» Task details:
Leave out the pictures and transcribe everything else exactly.

» Provided data:
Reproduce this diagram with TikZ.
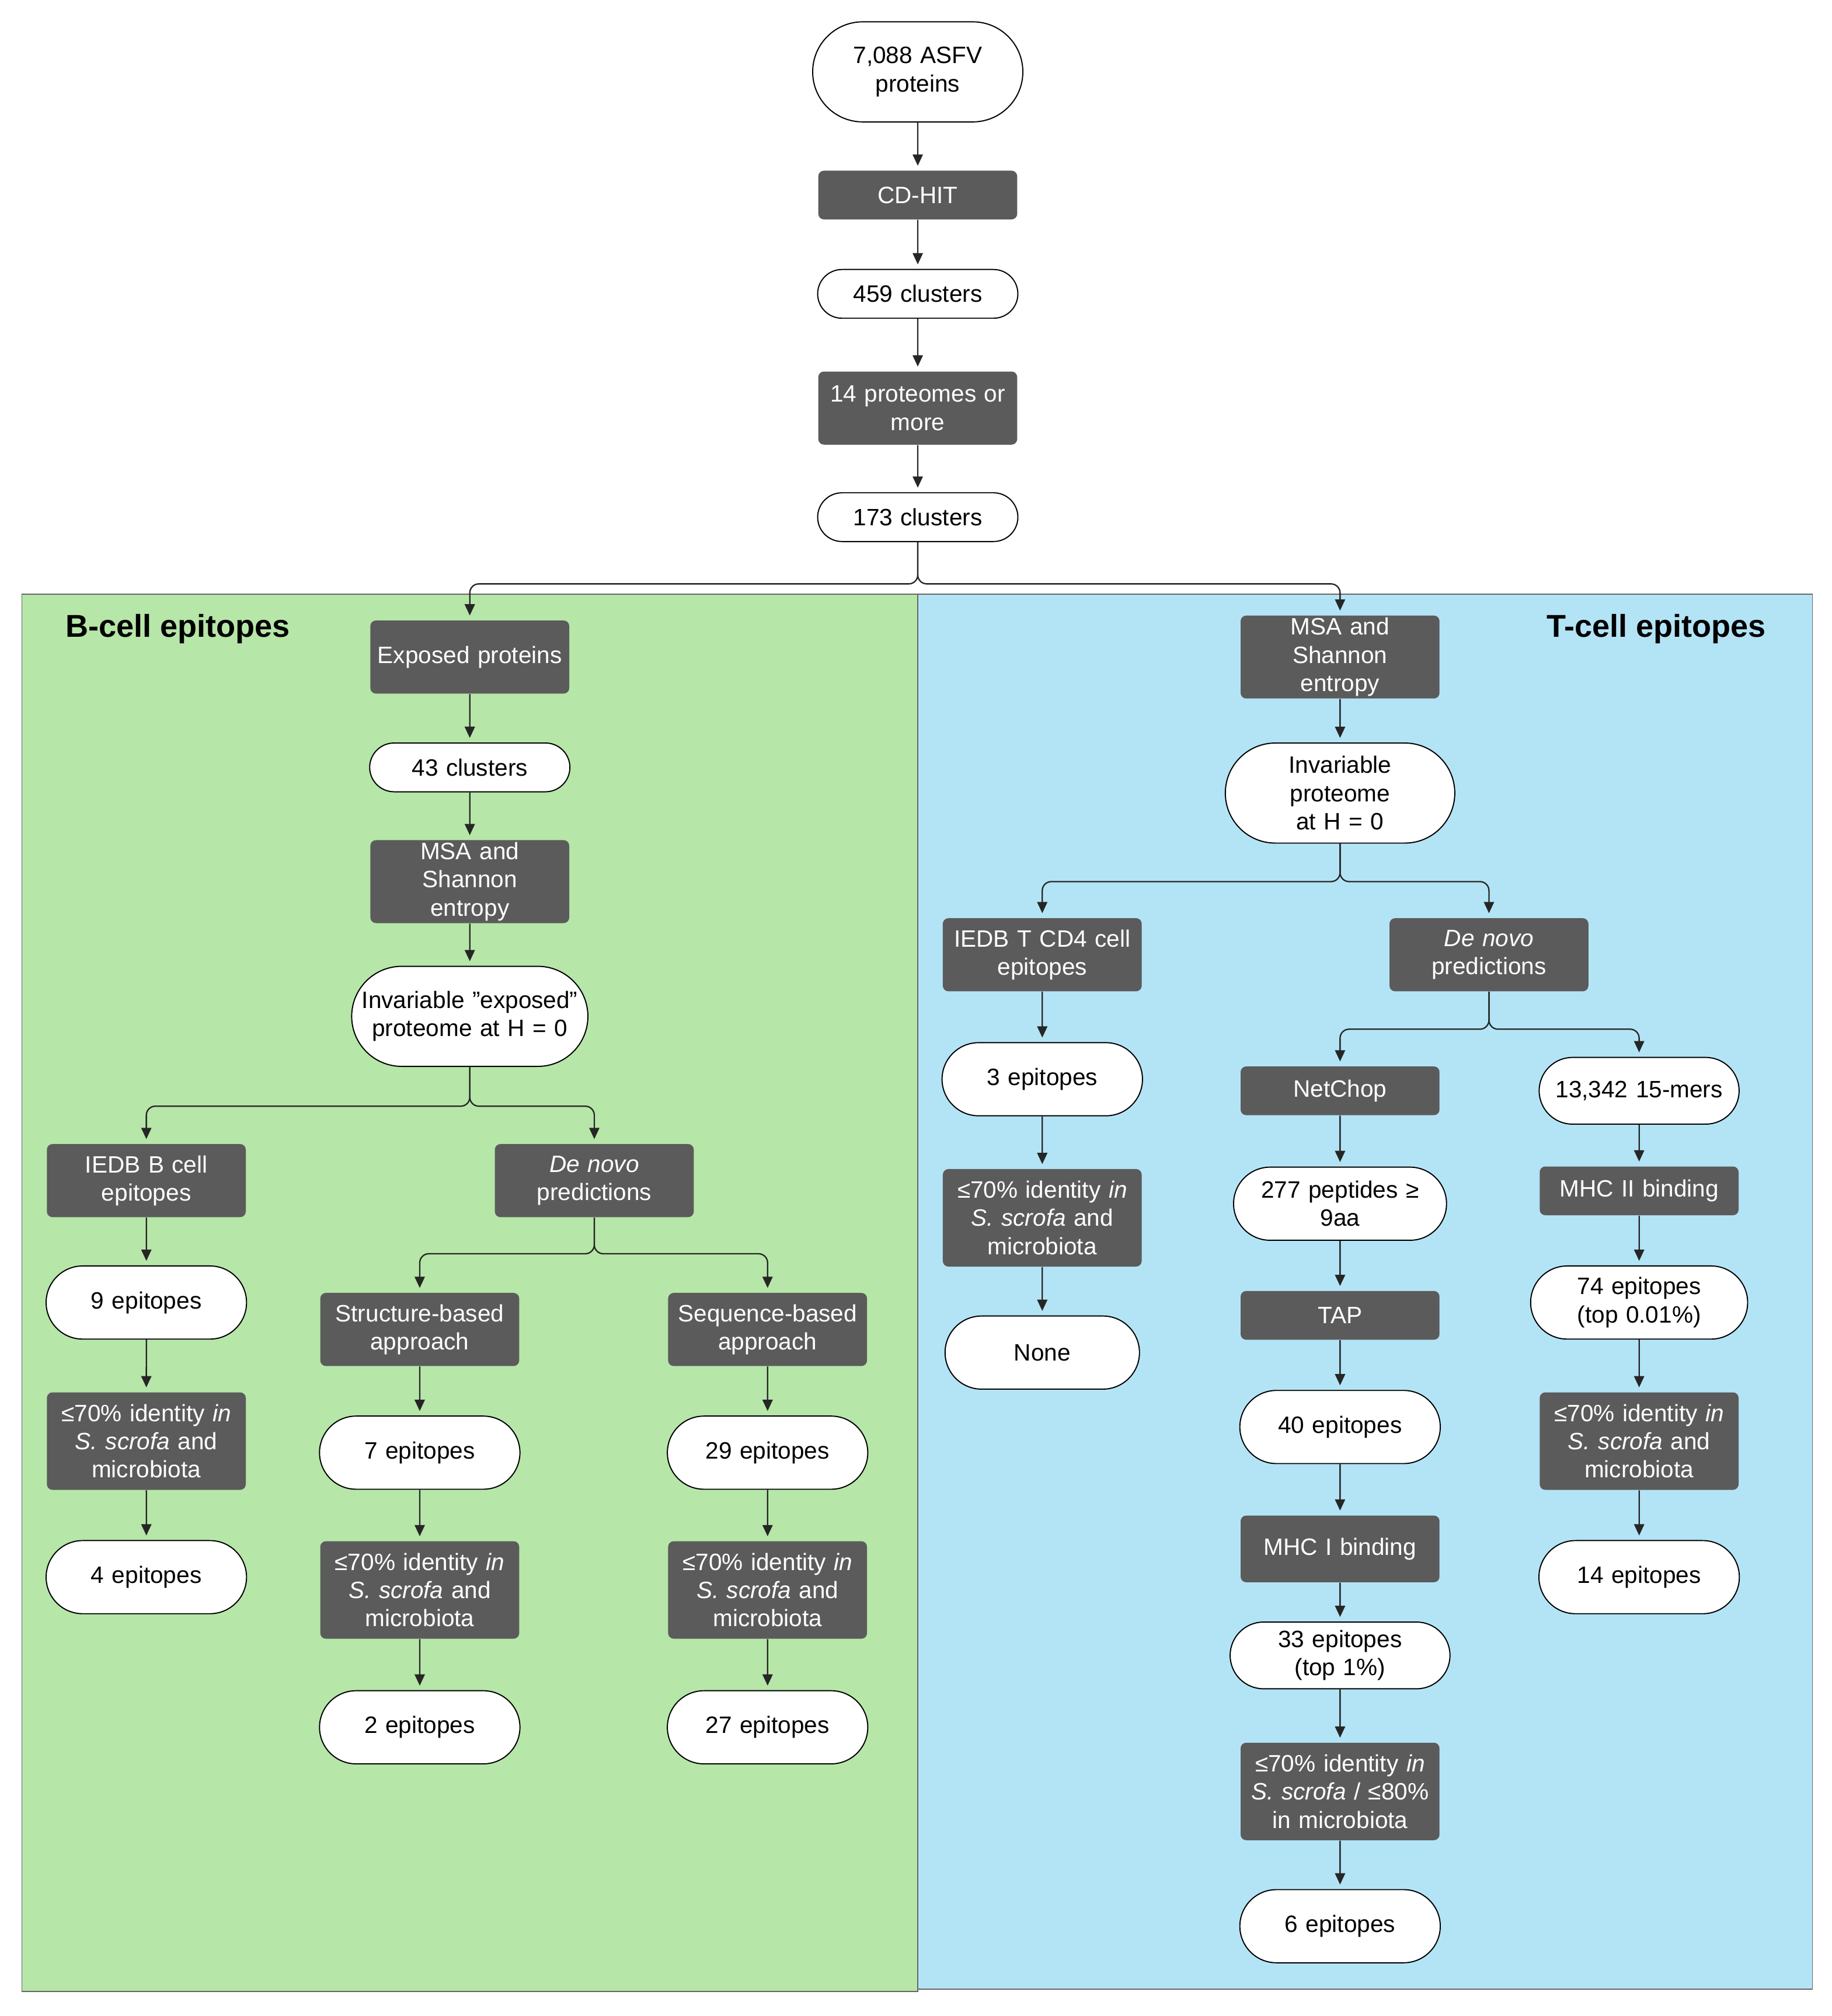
\documentclass[tikz,border=0pt]{standalone}
\usepackage{fontspec}
\setmainfont{Liberation Sans}
\usetikzlibrary{shapes.misc,arrows.meta}
\definecolor{dk}{HTML}{5B5B5B}
\definecolor{gr}{HTML}{B6E6A8}
\definecolor{bl}{HTML}{B3E4F6}
\begin{document}
\begin{tikzpicture}[x=0.02cm,y=-0.02cm,
 every node/.style={font=\fontsize{10.5}{12.5}\selectfont,align=center,text width=3cm,inner sep=1pt},
 box/.style={fill=dk,text=white,rounded corners=2.5pt,minimum width=3.1cm,minimum height=0.76cm},
 pill/.style={draw=black,fill=white,rounded rectangle,minimum width=3.1cm,minimum height=0.76cm,line width=0.5pt},
 h57/.style={minimum height=1.14cm},h76/.style={minimum height=1.52cm},h52/.style={minimum height=1.04cm},
 arr/.style={draw=black!85,line width=0.6pt,-{Triangle[length=5pt,width=4.5pt]},shorten >=2pt,rounded corners=4pt},
 ttl/.style={font=\fontsize{14}{16}\selectfont\bfseries,text width=}]
\useasboundingbox (0,0) rectangle (1427,1571);
\fill[gr,draw=black!60] (17,463) rectangle (715,1552);
\fill[bl,draw=black!60] (715,463) rectangle (1412,1550);
\node[ttl,anchor=west] at (49,490) {B-cell epitopes};
\node[ttl,anchor=east] at (1378,490) {T-cell epitopes};
\node[pill,minimum height=1.56cm] (top) at (715,56) {7,088 ASFV\\proteins};
\node[box] (cdhit) at (715,152) {CD-HIT};
\node[pill] (c459) at (715,229) {459 clusters};
\node[box,h57] (p14) at (715,318) {14 proteomes or\\more};
\node[pill] (c173) at (715,403) {173 clusters};
% B side
\node[box,h57] (exp) at (366,512) {Exposed proteins};
\node[pill] (c43) at (366,598) {43 clusters};
\node[box,h57] (msab) at (366,687) {MSA and Shannon\\entropy};
\node[pill,minimum height=1.56cm,minimum width=3.44cm,text width=3.4cm] (invb) at (366,792) {Invariable "exposed"\\proteome at H = 0};
\node[box,h57] (iedbb) at (114,920) {IEDB B cell\\epitopes};
\node[box,h57] (dnb) at (463,920) {\textit{De novo}\\predictions};
\node[pill,h57] (e9) at (114,1015) {9 epitopes};
\node[box,h76] (fb1) at (114,1123) {≤70\% identity \textit{in}\\\textit{S. scrofa} and\\microbiota};
\node[pill,h57] (e4) at (114,1229) {4 epitopes};
\node[box,h57] (str) at (327,1036) {Structure-based\\approach};
\node[box,h57] (seq) at (598,1036) {Sequence-based\\approach};
\node[pill,h57] (e7) at (327,1132) {7 epitopes};
\node[pill,h57] (e29) at (598,1132) {29 epitopes};
\node[box,h76] (fb2) at (327,1239) {≤70\% identity \textit{in}\\\textit{S. scrofa} and\\microbiota};
\node[box,h76] (fb3) at (598,1239) {≤70\% identity \textit{in}\\\textit{S. scrofa} and\\microbiota};
\node[pill,h57] (e2) at (327,1346) {2 epitopes};
\node[pill,h57] (e27) at (598,1346) {27 epitopes};
% T side
\node[box,h57] (msat) at (1044,512) {MSA and Shannon\\entropy};
\node[pill,minimum height=1.56cm] (invt) at (1044,618) {Invariable\\proteome at H = 0};
\node[box,h57] (iedbt) at (812,744) {IEDB T CD4 cell\\epitopes};
\node[box,h57] (dnt) at (1160,744) {\textit{De novo}\\predictions};
\node[pill,h57] (e3) at (812,841) {3 epitopes};
\node[box,h76] (ft1) at (812,949) {≤70\% identity \textit{in}\\\textit{S. scrofa} and\\microbiota};
\node[pill,h57] (none) at (812,1054) {None};
\node[box] (netchop) at (1044,850) {NetChop};
\node[pill,h52] (mers) at (1277,850) {13,342 15-mers};
\node[pill,h57] (p277) at (1044,938) {277 peptides ≥\\9aa};
\node[box] (mhc2) at (1277,928) {MHC II binding};
\node[box] (tap) at (1044,1025) {TAP};
\node[pill,h57] (e74) at (1277,1015) {74 epitopes\\(top 0.01\%)};
\node[pill,h57] (e40) at (1044,1112) {40 epitopes};
\node[box,h76] (ft3) at (1277,1123) {≤70\% identity \textit{in}\\\textit{S. scrofa} and\\microbiota};
\node[box,h52] (mhc1) at (1044,1207) {MHC I binding};
\node[pill,h57] (e14) at (1277,1229) {14 epitopes};
\node[pill,h52] (e33) at (1044,1290) {33 epitopes\\(top 1\%)};
\node[box,h76] (ft2) at (1044,1396) {≤70\% identity \textit{in}\\\textit{S. scrofa} / ≤80\%\\in microbiota};
\node[pill,h57] (e6) at (1044,1501) {6 epitopes};
% arrows
\foreach \a/\b in {top/cdhit,cdhit/c459,c459/p14,p14/c173,exp/c43,c43/msab,msab/invb,
 iedbb/e9,e9/fb1,fb1/e4,str/e7,e7/fb2,fb2/e2,seq/e29,e29/fb3,fb3/e27,
 msat/invt,iedbt/e3,e3/ft1,ft1/none,netchop/p277,p277/tap,tap/e40,e40/mhc1,mhc1/e33,e33/ft2,ft2/e6,
 mers/mhc2,mhc2/e74,e74/ft3,ft3/e14}
 \draw[arr] (\a) -- (\b);
\draw[arr] (c173.south) -- (715,455) -| (exp.north);
\draw[arr] (c173.south) -- (715,455) -| (msat.north);
\draw[arr] (invb.south) -- (366,862) -| (iedbb.north);
\draw[arr] (invb.south) -- (366,862) -| (dnb.north);
\draw[arr] (dnb.south) -- (463,977) -| (str.north);
\draw[arr] (dnb.south) -- (463,977) -| (seq.north);
\draw[arr] (invt.south) -- (1044,687) -| (iedbt.north);
\draw[arr] (invt.south) -- (1044,687) -| (dnt.north);
\draw[arr] (dnt.south) -- (1160,802) -| (netchop.north);
\draw[arr] (dnt.south) -- (1160,802) -| (mers.north);
\end{tikzpicture}
\end{document}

» Finished task:
Reproduce this diagram with TikZ.
\documentclass[tikz,border=0pt]{standalone}
\usepackage{fontspec}
\setmainfont{Liberation Sans}
\usetikzlibrary{shapes.misc,arrows.meta}
\definecolor{dk}{HTML}{5B5B5B}
\definecolor{gr}{HTML}{B6E6A8}
\definecolor{bl}{HTML}{B3E4F6}
\begin{document}
\begin{tikzpicture}[x=0.02cm,y=-0.02cm,
 every node/.style={font=\fontsize{10.5}{12.5}\selectfont,align=center,text width=3cm,inner sep=1pt},
 box/.style={fill=dk,text=white,rounded corners=2.5pt,minimum width=3.1cm,minimum height=0.76cm},
 pill/.style={draw=black,fill=white,rounded rectangle,minimum width=3.1cm,minimum height=0.76cm,line width=0.5pt},
 h57/.style={minimum height=1.14cm},h76/.style={minimum height=1.52cm},h52/.style={minimum height=1.04cm},
 arr/.style={draw=black!85,line width=0.6pt,-{Triangle[length=5pt,width=4.5pt]},shorten >=2pt,rounded corners=4pt},
 ttl/.style={font=\fontsize{14}{16}\selectfont\bfseries,text width=}]
\useasboundingbox (0,0) rectangle (1427,1571);
\fill[gr,draw=black!60] (17,463) rectangle (715,1552);
\fill[bl,draw=black!60] (715,463) rectangle (1412,1550);
\node[ttl,anchor=west] at (49,490) {B-cell epitopes};
\node[ttl,anchor=east] at (1378,490) {T-cell epitopes};
\node[pill,minimum height=1.56cm] (top) at (715,56) {7,088 ASFV\\proteins};
\node[box] (cdhit) at (715,152) {CD-HIT};
\node[pill] (c459) at (715,229) {459 clusters};
\node[box,h57] (p14) at (715,318) {14 proteomes or\\more};
\node[pill] (c173) at (715,403) {173 clusters};
% B side
\node[box,h57] (exp) at (366,512) {Exposed proteins};
\node[pill] (c43) at (366,598) {43 clusters};
\node[box,h57] (msab) at (366,687) {MSA and Shannon\\entropy};
\node[pill,minimum height=1.56cm,minimum width=3.44cm,text width=3.4cm] (invb) at (366,792) {Invariable "exposed"\\proteome at H = 0};
\node[box,h57] (iedbb) at (114,920) {IEDB B cell\\epitopes};
\node[box,h57] (dnb) at (463,920) {\textit{De novo}\\predictions};
\node[pill,h57] (e9) at (114,1015) {9 epitopes};
\node[box,h76] (fb1) at (114,1123) {≤70\% identity \textit{in}\\\textit{S. scrofa} and\\microbiota};
\node[pill,h57] (e4) at (114,1229) {4 epitopes};
\node[box,h57] (str) at (327,1036) {Structure-based\\approach};
\node[box,h57] (seq) at (598,1036) {Sequence-based\\approach};
\node[pill,h57] (e7) at (327,1132) {7 epitopes};
\node[pill,h57] (e29) at (598,1132) {29 epitopes};
\node[box,h76] (fb2) at (327,1239) {≤70\% identity \textit{in}\\\textit{S. scrofa} and\\microbiota};
\node[box,h76] (fb3) at (598,1239) {≤70\% identity \textit{in}\\\textit{S. scrofa} and\\microbiota};
\node[pill,h57] (e2) at (327,1346) {2 epitopes};
\node[pill,h57] (e27) at (598,1346) {27 epitopes};
% T side
\node[box,h57] (msat) at (1044,512) {MSA and Shannon\\entropy};
\node[pill,minimum height=1.56cm] (invt) at (1044,618) {Invariable\\proteome at H = 0};
\node[box,h57] (iedbt) at (812,744) {IEDB T CD4 cell\\epitopes};
\node[box,h57] (dnt) at (1160,744) {\textit{De novo}\\predictions};
\node[pill,h57] (e3) at (812,841) {3 epitopes};
\node[box,h76] (ft1) at (812,949) {≤70\% identity \textit{in}\\\textit{S. scrofa} and\\microbiota};
\node[pill,h57] (none) at (812,1054) {None};
\node[box] (netchop) at (1044,850) {NetChop};
\node[pill,h52] (mers) at (1277,850) {13,342 15-mers};
\node[pill,h57] (p277) at (1044,938) {277 peptides ≥\\9aa};
\node[box] (mhc2) at (1277,928) {MHC II binding};
\node[box] (tap) at (1044,1025) {TAP};
\node[pill,h57] (e74) at (1277,1015) {74 epitopes\\(top 0.01\%)};
\node[pill,h57] (e40) at (1044,1112) {40 epitopes};
\node[box,h76] (ft3) at (1277,1123) {≤70\% identity \textit{in}\\\textit{S. scrofa} and\\microbiota};
\node[box,h52] (mhc1) at (1044,1207) {MHC I binding};
\node[pill,h57] (e14) at (1277,1229) {14 epitopes};
\node[pill,h52] (e33) at (1044,1290) {33 epitopes\\(top 1\%)};
\node[box,h76] (ft2) at (1044,1396) {≤70\% identity \textit{in}\\\textit{S. scrofa} / ≤80\%\\in microbiota};
\node[pill,h57] (e6) at (1044,1501) {6 epitopes};
% arrows
\foreach \a/\b in {top/cdhit,cdhit/c459,c459/p14,p14/c173,exp/c43,c43/msab,msab/invb,
 iedbb/e9,e9/fb1,fb1/e4,str/e7,e7/fb2,fb2/e2,seq/e29,e29/fb3,fb3/e27,
 msat/invt,iedbt/e3,e3/ft1,ft1/none,netchop/p277,p277/tap,tap/e40,e40/mhc1,mhc1/e33,e33/ft2,ft2/e6,
 mers/mhc2,mhc2/e74,e74/ft3,ft3/e14}
 \draw[arr] (\a) -- (\b);
\draw[arr] (c173.south) -- (715,455) -| (exp.north);
\draw[arr] (c173.south) -- (715,455) -| (msat.north);
\draw[arr] (invb.south) -- (366,862) -| (iedbb.north);
\draw[arr] (invb.south) -- (366,862) -| (dnb.north);
\draw[arr] (dnb.south) -- (463,977) -| (str.north);
\draw[arr] (dnb.south) -- (463,977) -| (seq.north);
\draw[arr] (invt.south) -- (1044,687) -| (iedbt.north);
\draw[arr] (invt.south) -- (1044,687) -| (dnt.north);
\draw[arr] (dnt.south) -- (1160,802) -| (netchop.north);
\draw[arr] (dnt.south) -- (1160,802) -| (mers.north);
\end{tikzpicture}
\end{document}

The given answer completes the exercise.